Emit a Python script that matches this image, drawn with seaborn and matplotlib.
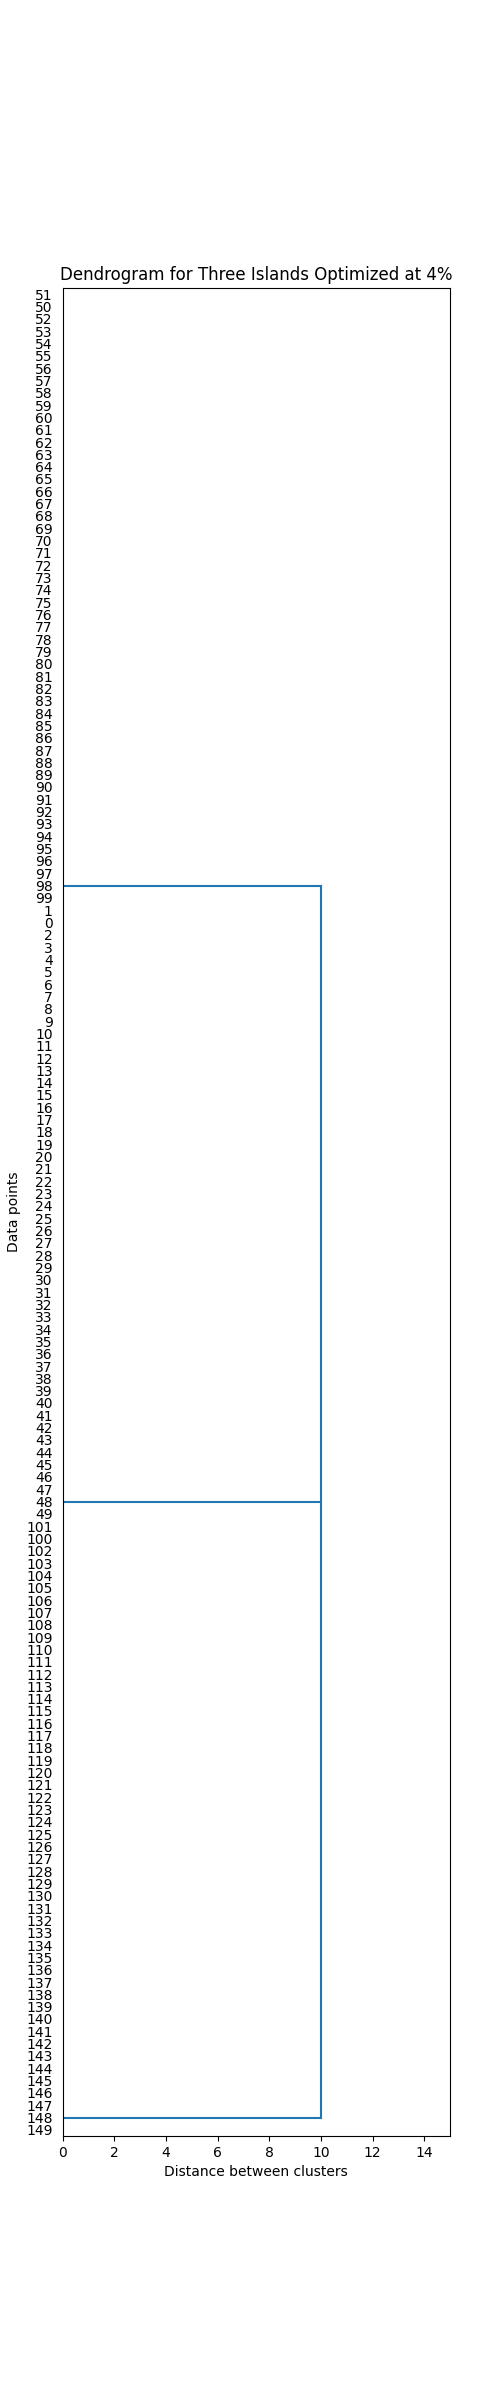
import matplotlib
matplotlib.use("Agg")
import matplotlib.pyplot as plt
import seaborn as sns
import pandas as pd

# Leaf order (top to bottom)
leaf_labels = [
    51, 50, 52, 53, 54, 55, 56, 57, 58, 59, 60, 61, 62, 63, 64, 65, 66, 67, 68, 69,
    70, 71, 72, 73, 74, 75, 76, 77, 78, 79, 80, 81, 82, 83, 84, 85, 86, 87, 88, 89,
    90, 91, 92, 93, 94, 95, 96, 97, 98, 99,
    1, 0, 2, 3, 4, 5, 6, 7, 8, 9, 10, 11, 12, 13, 14, 15, 16, 17, 18, 19,
    20, 21, 22, 23, 24, 25, 26, 27, 28, 29, 30, 31, 32, 33, 34, 35, 36, 37, 38, 39,
    40, 41, 42, 43, 44, 45, 46, 47, 48, 49,
    101, 100, 102, 103, 104, 105, 106, 107, 108, 109, 110, 111, 112, 113, 114, 115,
    116, 117, 118, 119, 120, 121, 122, 123, 124, 125, 126, 127, 128, 129, 130, 131,
    132, 133, 134, 135, 136, 137, 138, 139, 140, 141, 142, 143, 144, 145, 146, 147,
    148, 149,
]

# Cluster link anchor leaves (where each island joins) and merge distance
cluster_anchor_leaves = [98, 48, 148]
cluster_heights = [0.0, 0.0, 0.0]
merge_height = 10.0

# Build link segments (in scipy-dendrogram style coordinates: leaf i at 5 + 10*i)
pos = {lab: 5 + 10 * i for i, lab in enumerate(leaf_labels)}
rows = []
seg = 0
anchor_y = [pos[a] for a in cluster_anchor_leaves]
# horizontal arms from each island to the merge height
for y, h in zip(anchor_y, cluster_heights):
    rows.append((seg, h, y)); rows.append((seg, merge_height, y)); seg += 1
# vertical connector at the merge height
rows.append((seg, merge_height, min(anchor_y))); rows.append((seg, merge_height, max(anchor_y)))
df = pd.DataFrame(rows, columns=["seg", "x", "y"])

fig, ax = plt.subplots(figsize=(5, 24), dpi=100)
sns.lineplot(data=df, x="x", y="y", units="seg", estimator=None, sort=False,
             color="#1f77b4", linewidth=1.5, ax=ax, legend=False)

n = len(leaf_labels)
ax.set_ylim(10 * n, 0)
ax.set_xlim(0, 15)
ax.set_yticks([5 + 10 * i for i in range(n)])
ax.set_yticklabels([str(l) for l in leaf_labels], fontsize=10)
for t in ax.get_yticklines():
    t.set_visible(False)
ax.set_xticks([0, 2, 4, 6, 8, 10, 12, 14])
ax.set_title("Dendrogram for Three Islands Optimized at 4%")
ax.set_xlabel("Distance between clusters")
ax.set_ylabel("Data points")

fig.savefig("out.png", dpi=100)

++++++++

# PROBLEM TO WORK ON
Retype the data above exactly; pictures are not part of the copy.

# EXERCISE RESULT
Emit a Python script that matches this image, drawn with seaborn and matplotlib.
import matplotlib
matplotlib.use("Agg")
import matplotlib.pyplot as plt
import seaborn as sns
import pandas as pd

# Leaf order (top to bottom)
leaf_labels = [
    51, 50, 52, 53, 54, 55, 56, 57, 58, 59, 60, 61, 62, 63, 64, 65, 66, 67, 68, 69,
    70, 71, 72, 73, 74, 75, 76, 77, 78, 79, 80, 81, 82, 83, 84, 85, 86, 87, 88, 89,
    90, 91, 92, 93, 94, 95, 96, 97, 98, 99,
    1, 0, 2, 3, 4, 5, 6, 7, 8, 9, 10, 11, 12, 13, 14, 15, 16, 17, 18, 19,
    20, 21, 22, 23, 24, 25, 26, 27, 28, 29, 30, 31, 32, 33, 34, 35, 36, 37, 38, 39,
    40, 41, 42, 43, 44, 45, 46, 47, 48, 49,
    101, 100, 102, 103, 104, 105, 106, 107, 108, 109, 110, 111, 112, 113, 114, 115,
    116, 117, 118, 119, 120, 121, 122, 123, 124, 125, 126, 127, 128, 129, 130, 131,
    132, 133, 134, 135, 136, 137, 138, 139, 140, 141, 142, 143, 144, 145, 146, 147,
    148, 149,
]

# Cluster link anchor leaves (where each island joins) and merge distance
cluster_anchor_leaves = [98, 48, 148]
cluster_heights = [0.0, 0.0, 0.0]
merge_height = 10.0

# Build link segments (in scipy-dendrogram style coordinates: leaf i at 5 + 10*i)
pos = {lab: 5 + 10 * i for i, lab in enumerate(leaf_labels)}
rows = []
seg = 0
anchor_y = [pos[a] for a in cluster_anchor_leaves]
# horizontal arms from each island to the merge height
for y, h in zip(anchor_y, cluster_heights):
    rows.append((seg, h, y)); rows.append((seg, merge_height, y)); seg += 1
# vertical connector at the merge height
rows.append((seg, merge_height, min(anchor_y))); rows.append((seg, merge_height, max(anchor_y)))
df = pd.DataFrame(rows, columns=["seg", "x", "y"])

fig, ax = plt.subplots(figsize=(5, 24), dpi=100)
sns.lineplot(data=df, x="x", y="y", units="seg", estimator=None, sort=False,
             color="#1f77b4", linewidth=1.5, ax=ax, legend=False)

n = len(leaf_labels)
ax.set_ylim(10 * n, 0)
ax.set_xlim(0, 15)
ax.set_yticks([5 + 10 * i for i in range(n)])
ax.set_yticklabels([str(l) for l in leaf_labels], fontsize=10)
for t in ax.get_yticklines():
    t.set_visible(False)
ax.set_xticks([0, 2, 4, 6, 8, 10, 12, 14])
ax.set_title("Dendrogram for Three Islands Optimized at 4%")
ax.set_xlabel("Distance between clusters")
ax.set_ylabel("Data points")

fig.savefig("out.png", dpi=100)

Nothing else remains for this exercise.